SULTRA PERDETIK, – Setelah tiga tahun mengalami stagnasi, harga rumah subsidi untuk masyarakat berpenghasilan rendah (MBR) akhirnya mengalami penyesuaian. Peraturan Menteri Keuangan atau PMK No.60 Tahun 2023 tentang Batasan Rumah Umum, Pondok Boro, Asrama Mahasiswa dan Pelajar, serta Rumah Pekerja yang Dibebaskan dari Pengenaan PPN, resmi menetapkan peningkatan harga rumah subsidi.
Berdasarkan peraturan tersebut, harga rumah subsidi tahun 2023 mengalami kenaikan sebesar 8 persen. Harga yang sebelumnya berada dalam kisaran Rp 150,5 juta hingga Rp 219 juta, kini naik menjadi Rp 162 juta hingga Rp 234 juta. Penyesuaian ini sejalan dengan kenaikan rata-rata biaya konstruksi sebesar 2,7 persen per tahun, yang didasarkan pada Indeks Harga Perdagangan Besar.
Ketua Umum Asosiasi Pengembang Perumahan dan Permukiman Seluruh Indonesia (Apersi), Junaidi Abdullah, menyatakan bahwa penyesuaian ini telah lama dinanti oleh pengembang, terutama dalam segmen rumah subsidi. Dengan adanya penyesuaian harga ini, para pengembang dapat memastikan pasokan rumah subsidi dapat terjaga.
“Kami (Apersi) telah menantikan penyesuaian harga rumah subsidi ini karena hal ini akan menjaga keseimbangan antara pasokan dan permintaan.

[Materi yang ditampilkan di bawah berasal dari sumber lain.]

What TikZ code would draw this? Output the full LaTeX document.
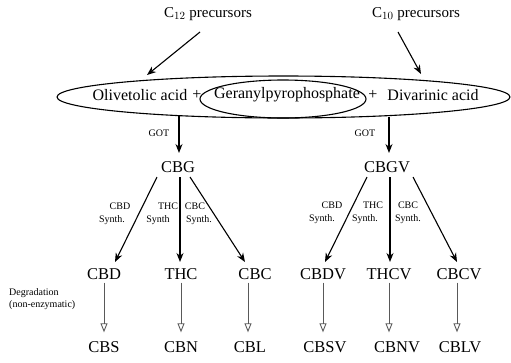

Selama enam bulan terakhir, kita telah menunggu harga baru rumah subsidi karena selama tiga tahun tidak ada penyesuaian harga,” jelas Junaidi Abdullah dalam keterangannya pada Rabu (12/7/2023). Junaidi menjelaskan bahwa kondisi sebelumnya sangat berbeda karena banyak anggota Apersi yang terpaksa berhenti produksi karena harga tidak kunjung disesuaikan, sementara harga bahan bangunan terus meningkat.
“Kami khawatir bahwa berhentinya produksi ini akan menghambat pembangunan dan merugikan masyarakat berpenghasilan rendah yang membutuhkan tempat tinggal,” tegas Junaidi Abdullah.

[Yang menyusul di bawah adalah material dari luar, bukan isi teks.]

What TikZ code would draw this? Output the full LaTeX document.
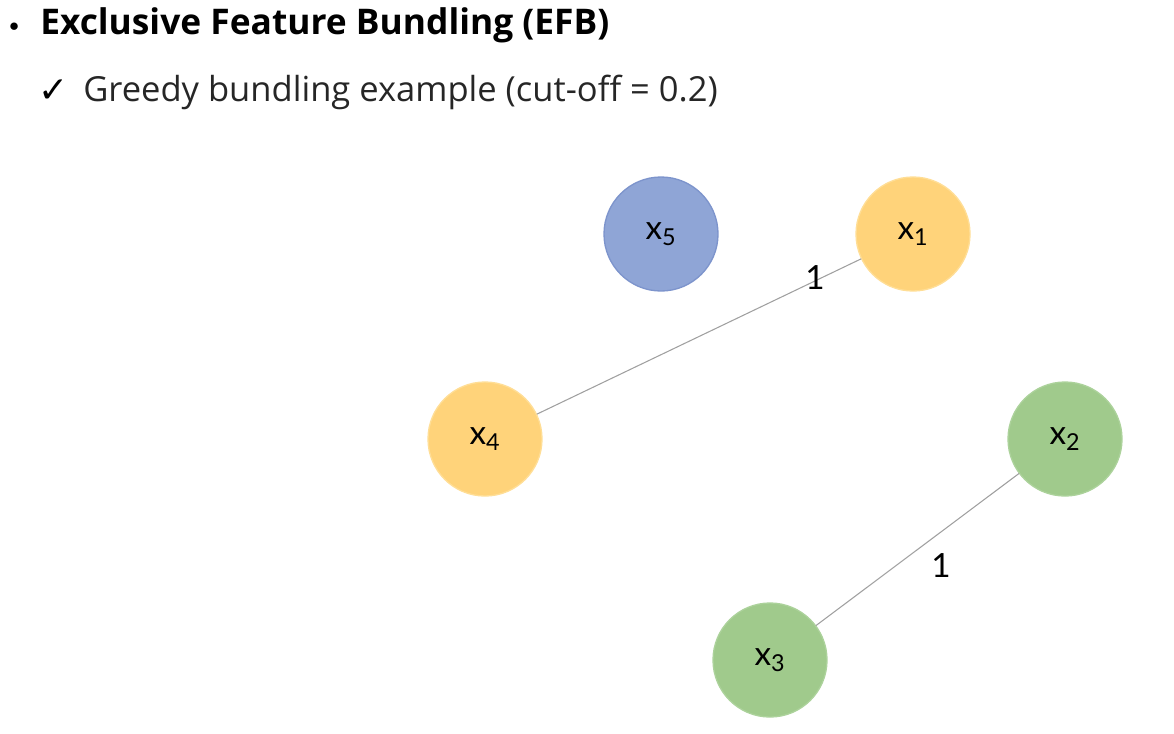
\documentclass[tikz,border=0pt]{standalone}
\usepackage{fontspec}
\setmainfont{Open Sans}
\newfontfamily\labfont{Lato}
\newfontfamily\symfont{DejaVu Sans}
\definecolor{bluefill}{RGB}{143,165,214}
\definecolor{blueline}{RGB}{125,148,204}
\definecolor{yelfill}{RGB}{255,211,122}
\definecolor{yelline}{RGB}{255,222,150}
\definecolor{grnfill}{RGB}{160,202,140}
\definecolor{grnline}{RGB}{172,210,155}
\definecolor{edgegray}{RGB}{160,160,160}

\begin{document}
\begin{tikzpicture}[x=0.75pt,y=-0.75pt,line cap=round,line join=round,
  feat/.style={circle,minimum size=85.5pt,inner sep=0pt,line width=1pt,font=\labfont\fontsize{25}{27}\selectfont},
  bluefeat/.style={feat,fill=bluefill,draw=blueline},
  yelfeat/.style={feat,fill=yelfill,draw=yelline},
  grnfeat/.style={feat,fill=grnfill,draw=grnline},
  conflict/.style={draw=edgegray,line width=0.8pt},
  wlabel/.style={font=\labfont\fontsize{25}{27}\selectfont,inner sep=1pt}]
  \useasboundingbox (0,0) rectangle (1174,733);
  % heading
  \node[anchor=west,inner sep=0pt] (dot) at (9,27) {\fontsize{14}{16}\selectfont$\bullet$};
  \node[anchor=west,inner sep=0pt] (title) at (40,25) {\fontsize{26.5}{30}\selectfont\bfseries Exclusive Feature Bundling (EFB)};
  \node[anchor=west,inner sep=0pt] (tick) at (38,91) {\symfont\fontsize{27}{30}\selectfont ✓};
  \node[anchor=west,inner sep=0pt,text=black!85] (sub) at (83,92) {\fontsize{25.9}{30}\selectfont Greedy bundling example (cut-off = 0.2)};
  % features
  \node[bluefeat] (x5) at (661,234) {x\textsubscript{5}};
  \node[yelfeat] (x1) at (913,234) {x\textsubscript{1}};
  \node[yelfeat] (x4) at (485,439) {x\textsubscript{4}};
  \node[grnfeat] (x2) at (1065,439) {x\textsubscript{2}};
  \node[grnfeat] (x3) at (770,660) {x\textsubscript{3}};
  % conflicts
  \draw[conflict] (x1) -- (x4);
  \draw[conflict] (x2) -- (x3);
  \node[wlabel] (w14) at (815,278) {1};
  \node[wlabel] (w23) at (941,566) {1};
\end{tikzpicture}
\end{document}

Pendapat serupa juga diungkapkan oleh Sekretaris Jenderal Apersi, Daniel Djumali. Ia menyatakan bahwa penyesuaian harga ini menjadi angin segar bagi industri properti di Indonesia.
“Kita bersemangat dan optimis bahwa para pengembang yang tergabung dalam Apersi akan dapat menyediakan lebih banyak rumah berkualitas bagi masyarakat yang membutuhkannya, terutama MBR,” ujar Daniel Djumali.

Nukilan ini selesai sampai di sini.